■ **DATA LINES**
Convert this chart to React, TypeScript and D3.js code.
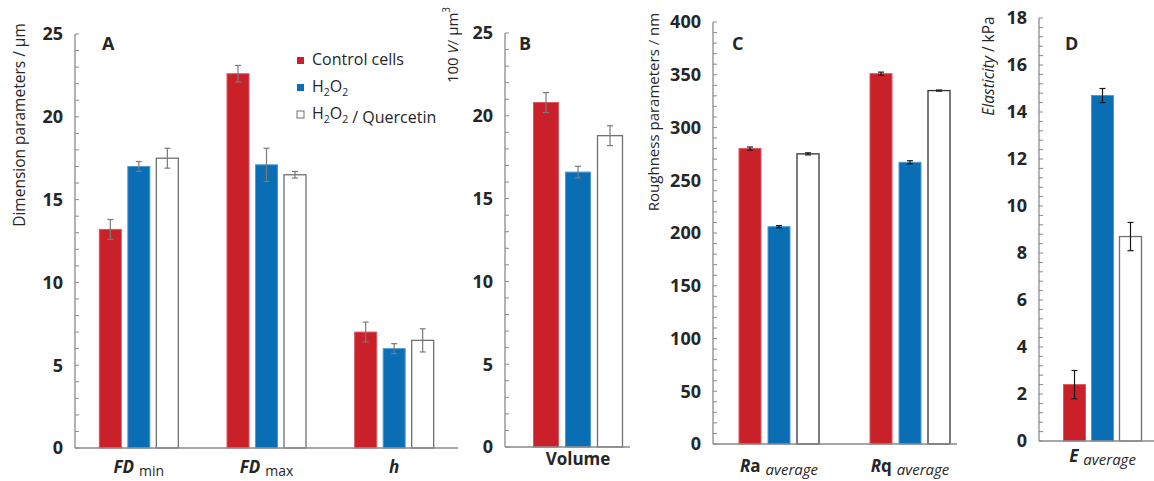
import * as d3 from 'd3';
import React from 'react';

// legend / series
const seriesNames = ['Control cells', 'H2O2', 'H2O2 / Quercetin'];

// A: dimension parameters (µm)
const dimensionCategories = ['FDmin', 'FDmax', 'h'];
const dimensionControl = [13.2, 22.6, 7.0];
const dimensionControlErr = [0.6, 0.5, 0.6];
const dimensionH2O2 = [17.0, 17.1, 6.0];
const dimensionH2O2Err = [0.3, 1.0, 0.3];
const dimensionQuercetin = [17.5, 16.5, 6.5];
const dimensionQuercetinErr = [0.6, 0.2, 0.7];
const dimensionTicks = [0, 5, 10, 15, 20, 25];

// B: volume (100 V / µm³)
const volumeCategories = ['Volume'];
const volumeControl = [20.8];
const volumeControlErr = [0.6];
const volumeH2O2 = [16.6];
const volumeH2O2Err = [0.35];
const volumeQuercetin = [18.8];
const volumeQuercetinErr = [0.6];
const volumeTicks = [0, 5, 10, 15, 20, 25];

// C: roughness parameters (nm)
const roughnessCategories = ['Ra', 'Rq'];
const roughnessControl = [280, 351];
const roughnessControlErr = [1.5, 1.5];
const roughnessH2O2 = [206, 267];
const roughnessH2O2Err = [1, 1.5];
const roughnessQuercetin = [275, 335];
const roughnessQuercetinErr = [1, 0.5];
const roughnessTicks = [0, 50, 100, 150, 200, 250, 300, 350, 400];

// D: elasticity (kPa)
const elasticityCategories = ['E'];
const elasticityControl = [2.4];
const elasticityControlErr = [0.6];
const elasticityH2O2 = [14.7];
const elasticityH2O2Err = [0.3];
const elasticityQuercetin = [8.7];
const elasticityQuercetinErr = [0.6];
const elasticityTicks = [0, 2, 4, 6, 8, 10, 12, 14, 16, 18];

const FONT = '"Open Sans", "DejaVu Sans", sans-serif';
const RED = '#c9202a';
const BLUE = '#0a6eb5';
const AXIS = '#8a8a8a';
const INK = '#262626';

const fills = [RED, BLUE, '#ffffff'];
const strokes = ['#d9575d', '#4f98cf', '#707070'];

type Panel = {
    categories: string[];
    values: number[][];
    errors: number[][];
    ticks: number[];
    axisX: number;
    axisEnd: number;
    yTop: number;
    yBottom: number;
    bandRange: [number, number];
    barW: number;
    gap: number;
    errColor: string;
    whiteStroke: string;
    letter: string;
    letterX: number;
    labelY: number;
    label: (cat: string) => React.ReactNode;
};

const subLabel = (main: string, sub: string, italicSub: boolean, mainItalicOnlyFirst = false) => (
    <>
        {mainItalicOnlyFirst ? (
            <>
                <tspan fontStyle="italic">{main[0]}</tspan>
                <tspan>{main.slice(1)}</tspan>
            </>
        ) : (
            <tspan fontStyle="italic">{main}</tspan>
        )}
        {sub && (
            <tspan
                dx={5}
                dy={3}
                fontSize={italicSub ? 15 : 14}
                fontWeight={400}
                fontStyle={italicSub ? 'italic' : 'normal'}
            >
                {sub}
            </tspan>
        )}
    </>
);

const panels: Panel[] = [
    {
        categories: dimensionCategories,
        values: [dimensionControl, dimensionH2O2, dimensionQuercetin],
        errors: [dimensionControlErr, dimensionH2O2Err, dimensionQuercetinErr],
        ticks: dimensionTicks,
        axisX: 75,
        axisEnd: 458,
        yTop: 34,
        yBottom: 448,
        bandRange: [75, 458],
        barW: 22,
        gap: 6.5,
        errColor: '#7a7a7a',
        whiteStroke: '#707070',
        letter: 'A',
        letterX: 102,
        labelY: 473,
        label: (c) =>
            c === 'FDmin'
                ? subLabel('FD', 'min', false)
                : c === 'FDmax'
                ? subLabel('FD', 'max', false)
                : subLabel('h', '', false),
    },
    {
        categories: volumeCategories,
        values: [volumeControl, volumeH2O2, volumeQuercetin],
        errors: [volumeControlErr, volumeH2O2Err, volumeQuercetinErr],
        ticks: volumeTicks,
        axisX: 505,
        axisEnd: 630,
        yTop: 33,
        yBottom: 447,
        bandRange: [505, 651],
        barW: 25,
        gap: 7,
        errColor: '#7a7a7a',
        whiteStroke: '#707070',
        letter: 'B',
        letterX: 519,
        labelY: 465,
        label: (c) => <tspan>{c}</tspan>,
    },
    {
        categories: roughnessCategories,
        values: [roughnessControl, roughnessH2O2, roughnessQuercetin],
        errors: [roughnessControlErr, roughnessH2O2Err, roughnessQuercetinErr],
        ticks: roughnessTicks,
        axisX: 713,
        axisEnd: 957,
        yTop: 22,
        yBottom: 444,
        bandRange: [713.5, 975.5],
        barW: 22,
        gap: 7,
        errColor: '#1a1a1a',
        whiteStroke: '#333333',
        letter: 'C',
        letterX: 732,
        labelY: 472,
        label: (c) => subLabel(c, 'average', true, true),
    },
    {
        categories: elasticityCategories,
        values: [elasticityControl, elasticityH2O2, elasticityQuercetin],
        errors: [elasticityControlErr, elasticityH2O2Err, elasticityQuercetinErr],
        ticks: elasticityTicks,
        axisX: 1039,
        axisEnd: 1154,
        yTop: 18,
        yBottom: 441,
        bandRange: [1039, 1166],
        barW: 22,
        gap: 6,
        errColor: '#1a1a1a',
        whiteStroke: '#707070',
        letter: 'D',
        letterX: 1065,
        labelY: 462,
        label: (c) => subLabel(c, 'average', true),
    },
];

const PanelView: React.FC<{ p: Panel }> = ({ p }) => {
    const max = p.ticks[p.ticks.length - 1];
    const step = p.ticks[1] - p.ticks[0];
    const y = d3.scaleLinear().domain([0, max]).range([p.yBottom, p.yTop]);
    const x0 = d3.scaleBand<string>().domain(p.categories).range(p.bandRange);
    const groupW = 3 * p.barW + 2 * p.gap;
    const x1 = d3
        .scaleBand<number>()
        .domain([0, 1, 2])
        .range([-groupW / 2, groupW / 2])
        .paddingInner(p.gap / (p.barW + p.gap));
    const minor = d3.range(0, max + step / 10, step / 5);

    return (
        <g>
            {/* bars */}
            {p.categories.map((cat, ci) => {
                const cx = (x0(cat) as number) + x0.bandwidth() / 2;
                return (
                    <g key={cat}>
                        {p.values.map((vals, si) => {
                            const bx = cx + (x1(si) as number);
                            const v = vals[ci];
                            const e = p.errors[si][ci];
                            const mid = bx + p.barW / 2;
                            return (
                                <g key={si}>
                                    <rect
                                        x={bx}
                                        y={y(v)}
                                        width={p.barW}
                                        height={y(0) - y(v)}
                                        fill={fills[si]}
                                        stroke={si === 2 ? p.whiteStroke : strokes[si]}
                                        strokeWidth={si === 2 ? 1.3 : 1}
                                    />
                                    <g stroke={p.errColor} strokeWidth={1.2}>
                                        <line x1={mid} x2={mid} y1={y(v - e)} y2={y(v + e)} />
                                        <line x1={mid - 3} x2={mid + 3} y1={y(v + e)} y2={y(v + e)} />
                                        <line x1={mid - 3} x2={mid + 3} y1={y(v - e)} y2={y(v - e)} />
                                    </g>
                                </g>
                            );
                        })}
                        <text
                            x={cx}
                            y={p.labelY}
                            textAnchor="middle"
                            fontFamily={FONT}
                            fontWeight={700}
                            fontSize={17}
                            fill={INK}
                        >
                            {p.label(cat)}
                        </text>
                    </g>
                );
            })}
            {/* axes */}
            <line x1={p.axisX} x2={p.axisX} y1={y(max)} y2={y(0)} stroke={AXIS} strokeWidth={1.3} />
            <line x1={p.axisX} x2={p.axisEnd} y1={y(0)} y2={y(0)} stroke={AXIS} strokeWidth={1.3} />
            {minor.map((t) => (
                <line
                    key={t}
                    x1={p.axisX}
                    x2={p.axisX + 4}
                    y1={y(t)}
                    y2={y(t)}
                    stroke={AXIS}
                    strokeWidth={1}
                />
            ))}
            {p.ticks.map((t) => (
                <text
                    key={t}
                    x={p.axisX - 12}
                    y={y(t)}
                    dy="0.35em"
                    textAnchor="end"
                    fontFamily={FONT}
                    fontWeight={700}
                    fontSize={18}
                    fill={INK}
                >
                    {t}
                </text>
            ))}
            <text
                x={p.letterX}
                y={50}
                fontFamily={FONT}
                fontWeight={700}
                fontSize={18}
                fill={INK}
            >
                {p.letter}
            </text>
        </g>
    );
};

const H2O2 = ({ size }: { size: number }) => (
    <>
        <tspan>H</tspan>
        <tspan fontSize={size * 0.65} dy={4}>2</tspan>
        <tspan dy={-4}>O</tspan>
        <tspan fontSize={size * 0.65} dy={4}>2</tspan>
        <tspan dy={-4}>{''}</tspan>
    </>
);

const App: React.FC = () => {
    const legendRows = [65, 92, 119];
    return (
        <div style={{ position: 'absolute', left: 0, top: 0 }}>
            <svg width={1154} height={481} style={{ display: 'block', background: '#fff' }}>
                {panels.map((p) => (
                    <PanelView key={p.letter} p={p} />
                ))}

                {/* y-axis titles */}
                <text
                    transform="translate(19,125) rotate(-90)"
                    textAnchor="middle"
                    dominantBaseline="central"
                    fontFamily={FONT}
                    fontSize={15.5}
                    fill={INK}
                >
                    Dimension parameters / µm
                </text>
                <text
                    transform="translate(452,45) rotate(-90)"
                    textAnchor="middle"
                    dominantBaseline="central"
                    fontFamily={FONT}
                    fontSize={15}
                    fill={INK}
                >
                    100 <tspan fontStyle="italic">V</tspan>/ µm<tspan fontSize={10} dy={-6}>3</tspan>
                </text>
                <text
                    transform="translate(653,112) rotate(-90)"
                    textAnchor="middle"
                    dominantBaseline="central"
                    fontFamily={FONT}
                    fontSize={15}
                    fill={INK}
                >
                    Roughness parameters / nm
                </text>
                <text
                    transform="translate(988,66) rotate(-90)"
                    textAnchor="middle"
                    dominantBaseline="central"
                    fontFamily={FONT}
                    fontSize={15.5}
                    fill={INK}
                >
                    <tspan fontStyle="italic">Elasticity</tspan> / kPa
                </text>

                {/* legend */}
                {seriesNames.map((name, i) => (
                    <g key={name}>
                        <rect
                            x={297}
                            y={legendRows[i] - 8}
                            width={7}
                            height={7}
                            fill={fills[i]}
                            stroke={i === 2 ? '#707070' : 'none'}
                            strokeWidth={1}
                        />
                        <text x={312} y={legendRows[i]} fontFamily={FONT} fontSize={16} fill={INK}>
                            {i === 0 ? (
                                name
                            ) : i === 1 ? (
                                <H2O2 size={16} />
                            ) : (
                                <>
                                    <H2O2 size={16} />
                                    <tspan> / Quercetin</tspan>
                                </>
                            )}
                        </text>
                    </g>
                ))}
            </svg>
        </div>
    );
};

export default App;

---

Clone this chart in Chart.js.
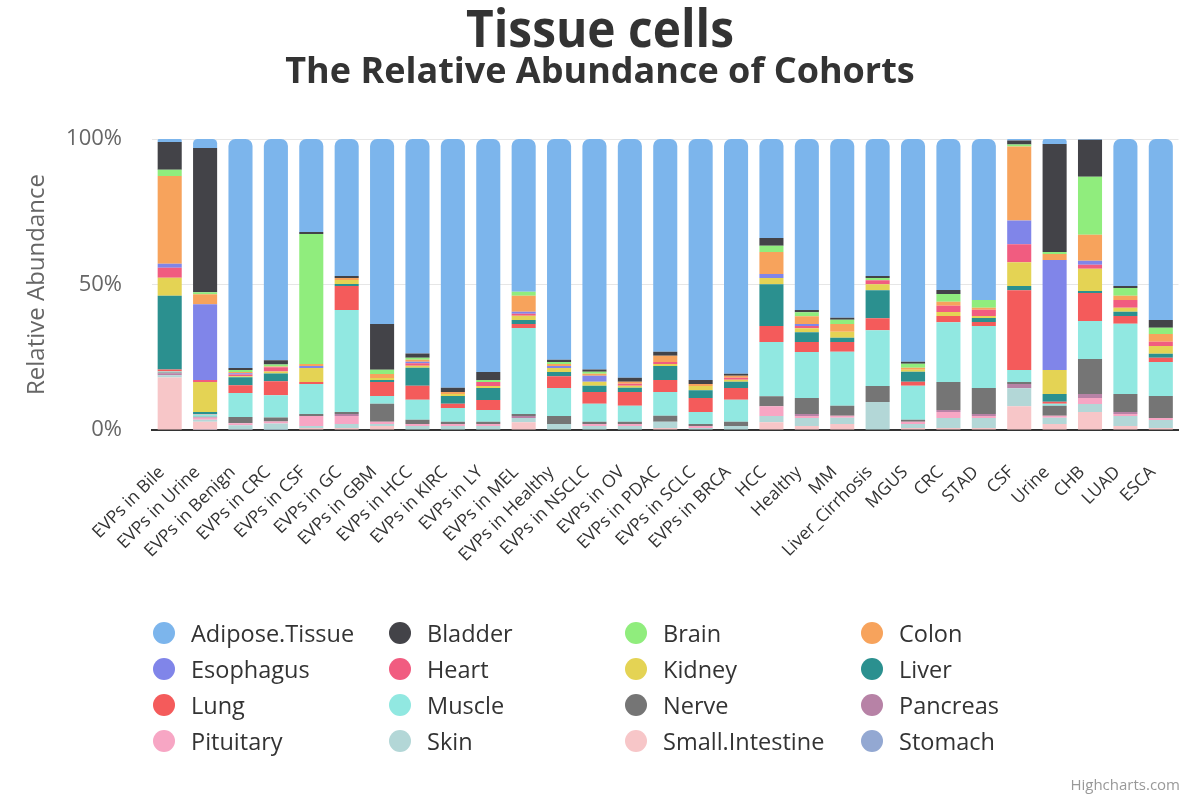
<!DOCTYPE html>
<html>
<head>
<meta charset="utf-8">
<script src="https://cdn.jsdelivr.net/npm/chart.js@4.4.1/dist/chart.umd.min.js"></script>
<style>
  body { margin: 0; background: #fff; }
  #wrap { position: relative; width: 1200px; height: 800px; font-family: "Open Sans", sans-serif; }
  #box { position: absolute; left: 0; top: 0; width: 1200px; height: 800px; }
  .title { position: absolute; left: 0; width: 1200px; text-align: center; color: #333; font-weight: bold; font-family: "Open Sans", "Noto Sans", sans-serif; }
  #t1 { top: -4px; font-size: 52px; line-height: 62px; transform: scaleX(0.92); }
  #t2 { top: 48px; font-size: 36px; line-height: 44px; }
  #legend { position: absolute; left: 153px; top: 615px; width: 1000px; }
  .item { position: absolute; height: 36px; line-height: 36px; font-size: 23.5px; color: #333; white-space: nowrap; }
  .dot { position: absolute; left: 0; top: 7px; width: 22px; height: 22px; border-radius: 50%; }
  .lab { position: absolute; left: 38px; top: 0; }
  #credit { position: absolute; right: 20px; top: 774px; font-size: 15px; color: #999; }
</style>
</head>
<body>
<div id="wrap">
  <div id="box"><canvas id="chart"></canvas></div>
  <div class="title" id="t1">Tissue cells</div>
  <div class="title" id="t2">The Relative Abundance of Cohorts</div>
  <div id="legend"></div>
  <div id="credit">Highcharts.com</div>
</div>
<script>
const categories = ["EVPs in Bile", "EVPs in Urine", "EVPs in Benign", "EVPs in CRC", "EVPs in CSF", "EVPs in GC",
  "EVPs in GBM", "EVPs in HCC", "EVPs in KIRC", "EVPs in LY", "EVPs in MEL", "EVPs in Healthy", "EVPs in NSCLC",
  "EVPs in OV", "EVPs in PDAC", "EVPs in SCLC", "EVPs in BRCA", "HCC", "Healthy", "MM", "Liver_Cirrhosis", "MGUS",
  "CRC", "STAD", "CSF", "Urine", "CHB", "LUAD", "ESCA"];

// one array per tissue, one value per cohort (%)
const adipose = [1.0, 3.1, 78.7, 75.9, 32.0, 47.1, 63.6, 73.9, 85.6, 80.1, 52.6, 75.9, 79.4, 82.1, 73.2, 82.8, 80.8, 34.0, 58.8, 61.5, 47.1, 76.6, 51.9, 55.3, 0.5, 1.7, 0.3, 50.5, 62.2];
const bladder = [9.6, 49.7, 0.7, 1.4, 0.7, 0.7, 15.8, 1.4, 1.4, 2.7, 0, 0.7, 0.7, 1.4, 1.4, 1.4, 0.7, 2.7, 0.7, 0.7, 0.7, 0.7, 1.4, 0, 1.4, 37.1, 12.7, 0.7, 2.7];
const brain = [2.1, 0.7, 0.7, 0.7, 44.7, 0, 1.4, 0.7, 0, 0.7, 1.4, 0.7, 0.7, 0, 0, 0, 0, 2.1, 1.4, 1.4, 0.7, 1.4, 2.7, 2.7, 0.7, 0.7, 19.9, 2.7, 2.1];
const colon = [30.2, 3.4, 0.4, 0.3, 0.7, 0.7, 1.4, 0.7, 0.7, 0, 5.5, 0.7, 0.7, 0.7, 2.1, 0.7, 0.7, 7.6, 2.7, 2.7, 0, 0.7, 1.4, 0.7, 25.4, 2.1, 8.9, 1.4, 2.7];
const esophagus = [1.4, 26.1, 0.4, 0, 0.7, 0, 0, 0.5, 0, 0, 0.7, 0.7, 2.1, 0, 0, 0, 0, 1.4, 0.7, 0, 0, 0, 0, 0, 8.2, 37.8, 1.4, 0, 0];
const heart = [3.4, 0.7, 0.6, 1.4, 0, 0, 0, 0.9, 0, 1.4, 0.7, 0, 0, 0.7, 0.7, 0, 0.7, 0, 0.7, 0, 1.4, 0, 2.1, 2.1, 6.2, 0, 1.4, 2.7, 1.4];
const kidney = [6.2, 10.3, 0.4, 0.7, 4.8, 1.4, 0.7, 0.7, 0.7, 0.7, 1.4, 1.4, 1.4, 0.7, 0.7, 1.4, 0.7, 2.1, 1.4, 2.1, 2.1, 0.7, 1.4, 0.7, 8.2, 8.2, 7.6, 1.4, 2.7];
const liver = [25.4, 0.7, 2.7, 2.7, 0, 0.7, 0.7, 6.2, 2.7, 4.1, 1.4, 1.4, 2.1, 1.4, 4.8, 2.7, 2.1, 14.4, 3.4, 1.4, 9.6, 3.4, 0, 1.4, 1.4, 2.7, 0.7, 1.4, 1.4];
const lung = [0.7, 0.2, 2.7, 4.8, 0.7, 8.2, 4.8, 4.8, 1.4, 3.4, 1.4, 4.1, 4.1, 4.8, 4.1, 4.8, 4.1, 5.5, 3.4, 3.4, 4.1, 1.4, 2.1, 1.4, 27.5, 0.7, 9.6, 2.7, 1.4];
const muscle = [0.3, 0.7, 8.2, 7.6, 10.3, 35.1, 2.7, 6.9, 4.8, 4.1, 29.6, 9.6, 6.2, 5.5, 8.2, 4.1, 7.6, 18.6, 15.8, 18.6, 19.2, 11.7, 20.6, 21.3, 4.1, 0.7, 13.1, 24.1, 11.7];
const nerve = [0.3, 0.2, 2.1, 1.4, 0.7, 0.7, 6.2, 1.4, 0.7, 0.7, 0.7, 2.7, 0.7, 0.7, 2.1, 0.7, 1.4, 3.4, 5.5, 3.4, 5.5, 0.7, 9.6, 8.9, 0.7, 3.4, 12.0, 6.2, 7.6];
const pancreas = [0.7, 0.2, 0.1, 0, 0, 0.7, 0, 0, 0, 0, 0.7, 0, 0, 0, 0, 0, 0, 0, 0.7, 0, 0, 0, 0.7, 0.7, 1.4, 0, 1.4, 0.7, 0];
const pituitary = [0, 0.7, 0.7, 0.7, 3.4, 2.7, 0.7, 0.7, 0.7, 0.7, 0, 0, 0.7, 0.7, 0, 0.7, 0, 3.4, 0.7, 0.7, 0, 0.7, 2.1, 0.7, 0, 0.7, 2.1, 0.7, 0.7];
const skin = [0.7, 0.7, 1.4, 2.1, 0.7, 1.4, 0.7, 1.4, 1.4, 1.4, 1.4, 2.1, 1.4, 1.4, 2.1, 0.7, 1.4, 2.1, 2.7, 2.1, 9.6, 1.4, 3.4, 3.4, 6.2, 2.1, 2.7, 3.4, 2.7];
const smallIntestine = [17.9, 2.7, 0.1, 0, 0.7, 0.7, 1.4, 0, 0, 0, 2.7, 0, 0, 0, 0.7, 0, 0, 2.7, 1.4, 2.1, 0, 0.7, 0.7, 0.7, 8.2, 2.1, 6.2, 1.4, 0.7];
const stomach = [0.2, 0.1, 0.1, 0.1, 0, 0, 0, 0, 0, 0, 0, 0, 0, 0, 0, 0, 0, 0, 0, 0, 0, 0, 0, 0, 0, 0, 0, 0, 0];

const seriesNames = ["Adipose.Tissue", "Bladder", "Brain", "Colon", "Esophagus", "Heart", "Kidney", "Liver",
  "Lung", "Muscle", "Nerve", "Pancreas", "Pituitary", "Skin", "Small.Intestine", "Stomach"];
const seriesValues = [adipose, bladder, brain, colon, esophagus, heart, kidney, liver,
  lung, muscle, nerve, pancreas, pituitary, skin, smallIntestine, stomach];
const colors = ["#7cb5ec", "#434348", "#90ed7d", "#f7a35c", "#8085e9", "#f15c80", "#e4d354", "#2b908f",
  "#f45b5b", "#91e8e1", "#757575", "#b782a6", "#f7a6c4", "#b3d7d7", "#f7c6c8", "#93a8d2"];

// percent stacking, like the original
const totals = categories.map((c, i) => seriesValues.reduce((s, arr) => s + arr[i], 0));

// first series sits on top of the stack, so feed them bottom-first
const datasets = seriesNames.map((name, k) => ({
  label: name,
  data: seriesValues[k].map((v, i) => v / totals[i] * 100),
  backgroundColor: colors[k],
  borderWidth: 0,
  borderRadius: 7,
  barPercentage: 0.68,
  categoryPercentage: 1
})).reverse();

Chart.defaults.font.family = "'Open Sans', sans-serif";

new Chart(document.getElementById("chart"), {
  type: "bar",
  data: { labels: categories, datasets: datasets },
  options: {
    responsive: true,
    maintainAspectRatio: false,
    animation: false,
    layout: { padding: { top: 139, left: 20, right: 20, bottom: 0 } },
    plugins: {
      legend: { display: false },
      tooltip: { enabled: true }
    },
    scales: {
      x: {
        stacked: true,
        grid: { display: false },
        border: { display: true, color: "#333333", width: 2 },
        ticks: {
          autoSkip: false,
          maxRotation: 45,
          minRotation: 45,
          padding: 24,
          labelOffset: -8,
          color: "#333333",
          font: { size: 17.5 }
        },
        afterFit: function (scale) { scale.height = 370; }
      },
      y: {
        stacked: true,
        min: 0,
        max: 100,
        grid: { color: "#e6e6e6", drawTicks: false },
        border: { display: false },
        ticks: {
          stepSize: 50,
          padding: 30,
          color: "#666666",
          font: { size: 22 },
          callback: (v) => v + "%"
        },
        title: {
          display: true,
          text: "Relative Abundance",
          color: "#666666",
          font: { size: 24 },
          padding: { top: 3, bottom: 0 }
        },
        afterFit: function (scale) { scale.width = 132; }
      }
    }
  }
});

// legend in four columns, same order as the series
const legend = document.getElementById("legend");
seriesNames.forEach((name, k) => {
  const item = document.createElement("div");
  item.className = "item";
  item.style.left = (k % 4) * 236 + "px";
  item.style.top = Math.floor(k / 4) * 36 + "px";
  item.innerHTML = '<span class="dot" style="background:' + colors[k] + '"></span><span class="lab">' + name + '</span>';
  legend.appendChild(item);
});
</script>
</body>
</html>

■ **YOUR INSTRUCTIONS**
Check every line of the data, and copy the ones that contain "this".

■ **ANSWER TO THE PROBLEM**
Convert this chart to React, TypeScript and D3.js code.
Clone this chart in Chart.js.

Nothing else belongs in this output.